Outros modelos de controlo têm já uma longa história no país, e foram utilizados por Governos de todas as cores. A SEPI (Sociedade Estatal de Participações Industriais), herdeira do Instituto Nacional da Indústria (INI) franquista, está a ter um protagonismo muito ativo em recentes operações de compra em empresas estratégicas. Na Telefónica, onde a saudita STC adquiriu ações e direitos sobre 9,9% da multinacional espanhola, o Governo de Pedro Sánchez (Partido Socialista Operário Espanhol, PSOE, centro-esquerda) deu instruções à SEPI para que compre 10% da Telefónica (já têm mais de 7%) e instale uma pessoa de confiança no conselho de administração.
Está a fazer o mesmo perante o interesse da Taqa, uma empresa dos Emirados, em adquirir 40% da Naturgy, a principal empresa espanhola de gás, desta vez mediante uma abordagem amigável que é apoiada pelo Criteria Caixa, o braço de investimentos do conglomerado que é presidido por Isidre Fainé. E fá-lo-á igualmente para proteger a ferroviária Talgo do assédio que ela está a sofrer por parte do consórcio turco Ganz-Mavag, empenhado em comprar 100% da empresa espanhola. A SEPI controla a 100% ou tem participações relevantes em 25 empresas de todos os tipos, que vão desde a Agência EFE e da Rádio Televisão Espanhola (RTVE) à Navantia (estaleiros), aos Correios, à Hunosa (mineração) ou à Indra (novas tecnologias e sistemas de defesa e controlo aéreo).
Quando se produziu a crise de 2008, que em Espanha derivou num crash financeiro que reordenou todo o sector a partir de 2012, o Governo, então presidido pelo conservador Mariano Rajoy, desenhou um instrumento chamado Fundo de Restruturação Ordenada Bancária (FROB) que interveio com fundos públicos para evitar a falência de várias entidades financeiras. O FROB encarregou-se, entre outras coisas, de reordenar o sector das caixas de aforro, que praticamente desapareceu, ou a consolidação com dinheiro público do Bankia, então em grave risco de falência, com fermento inicial do CaixaBank. Segundo os números do Banco de Espanha, o custo dessa operação de saneamento para os cofres do Estado orçou em 77 mil milhões de euros, dos quais o Estado apenas recuperou 20 mil milhões.

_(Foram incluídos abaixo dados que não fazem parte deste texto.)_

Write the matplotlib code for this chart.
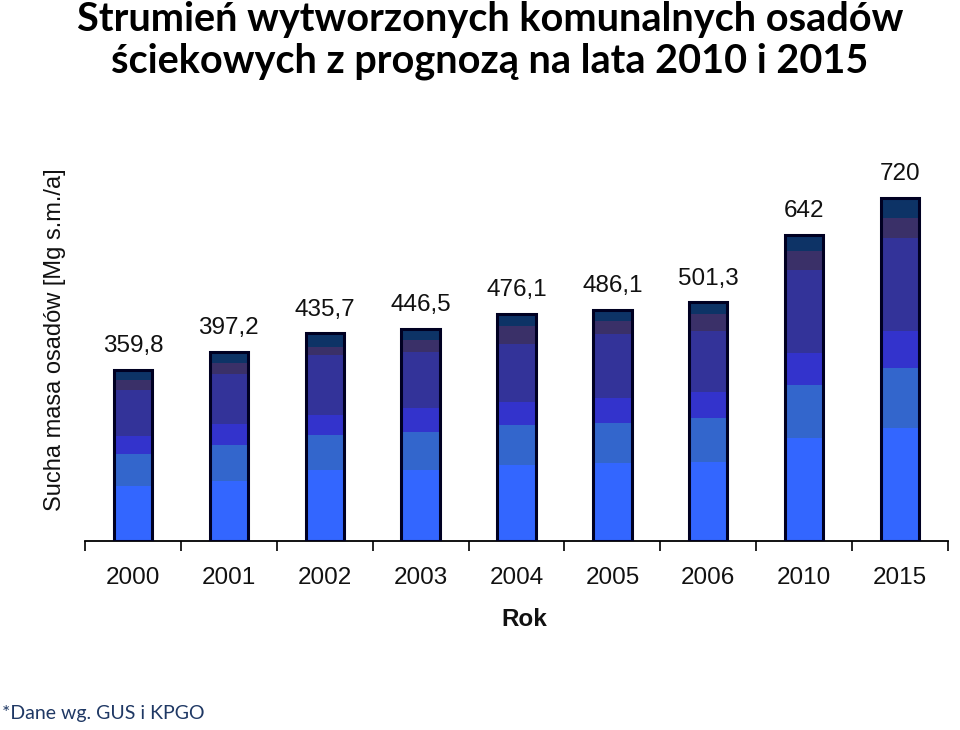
import matplotlib
matplotlib.use("Agg")
import matplotlib.pyplot as plt
import numpy as np

years = ["2000", "2001", "2002", "2003", "2004", "2005", "2006", "2010", "2015"]
totals = ["359,8", "397,2", "435,7", "446,5", "476,1", "486,1", "501,3", "642", "720"]

seg_bright = [116, 127, 149, 149, 159, 164, 166, 216, 237]
seg_steel = [67, 75, 73, 80, 84, 84, 93, 111, 126]
seg_indigo = [37, 44, 42, 50, 48, 53, 53, 67, 78]
seg_dark = [98, 104, 126, 117, 123, 133, 128, 174, 195]
seg_purple = [21, 23, 17, 25, 37, 27, 36, 40, 42]
seg_navy = [21, 24, 29, 25, 25, 25, 25, 34, 42]

segments = [seg_bright, seg_steel, seg_indigo, seg_dark, seg_purple, seg_navy]
colors = ["#3366ff", "#3366cc", "#3333cc", "#333399", "#3a3068", "#0d3366"]

W, H = 960, 730
fig = plt.figure(figsize=(9.6, 7.3), dpi=100)
ax = fig.add_axes([85 / W, 1 - 541 / H, (948 - 85) / W, (541 - 160) / H])

x = np.arange(len(years))
bottom = np.zeros(len(years))
for seg, c in zip(segments, colors):
    ax.bar(x, seg, bottom=bottom, width=0.4, color=c, edgecolor="none", zorder=2)
    bottom += np.array(seg)
ax.bar(x, bottom, width=0.4, fill=False, edgecolor="#000022", linewidth=2.2, zorder=3)

for xi, tot, lab in zip(x, bottom, totals):
    ax.text(xi, tot + 50, lab, ha="center", va="center", fontsize=17.5,
            family="Liberation Sans", color="#111111")

ax.set_xlim(-0.5, len(years) - 0.5)
ax.set_ylim(0, 800)
for s in ["top", "right", "left"]:
    ax.spines[s].set_visible(False)
ax.spines["bottom"].set_linewidth(1.3)
ax.set_yticks([])
ax.set_xticks(np.arange(-0.5, len(years), 1.0))
ax.set_xticklabels([])
ax.tick_params(axis="x", length=7, width=1.2, direction="out")
for xi, yr in zip(x, years):
    ax.text(xi, -78, yr, ha="center", va="center", fontsize=17.5, family="Liberation Sans",
            color="#111111", clip_on=False)
fig.text(524 / W, 1 - 620 / H, "Rok", ha="center", va="center",
         fontsize=17.5, fontweight="bold", family="Liberation Sans", color="#111111")

fig.text(55 / W, 1 - 340 / H, "Sucha masa osadów [Mg s.m./a]", rotation=90,
         ha="center", va="center", fontsize=17, family="Liberation Sans", color="#111111")

fig.text(490 / W, 1 - 1 / H,
         "Strumień wytworzonych komunalnych osadów\nściekowych z prognozą na lata 2010 i 2015",
         ha="center", va="top", fontsize=28.5, fontweight="bold", family="Lato",
         color="#000000", linespacing=1.15)

fig.text(2 / W, 1 - 714 / H, "*Dane wg. GUS i KPGO", ha="left", va="center",
         fontsize=14, family="Lato", color="#1f3864")

fig.savefig("out.png", dpi=100)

Outro exemplo é a SAREB (Sociedade de Gestão de Activos procedentes da Restruturação Bancária), que foi criada durante a eclosão da bolha imobiliária para libertar os bancos dos ativos tóxicos deste mercado. A SAREB, que foi conhecida como um banco mau, acolheu casas, estabelecimentos comerciais e solo urbanizável sobreavaliados nos livros no montante de 50 781 milhões de euros, dos quais já conseguiu vender 23 104 milhões de euros. A sociedade será liquidada em 2027.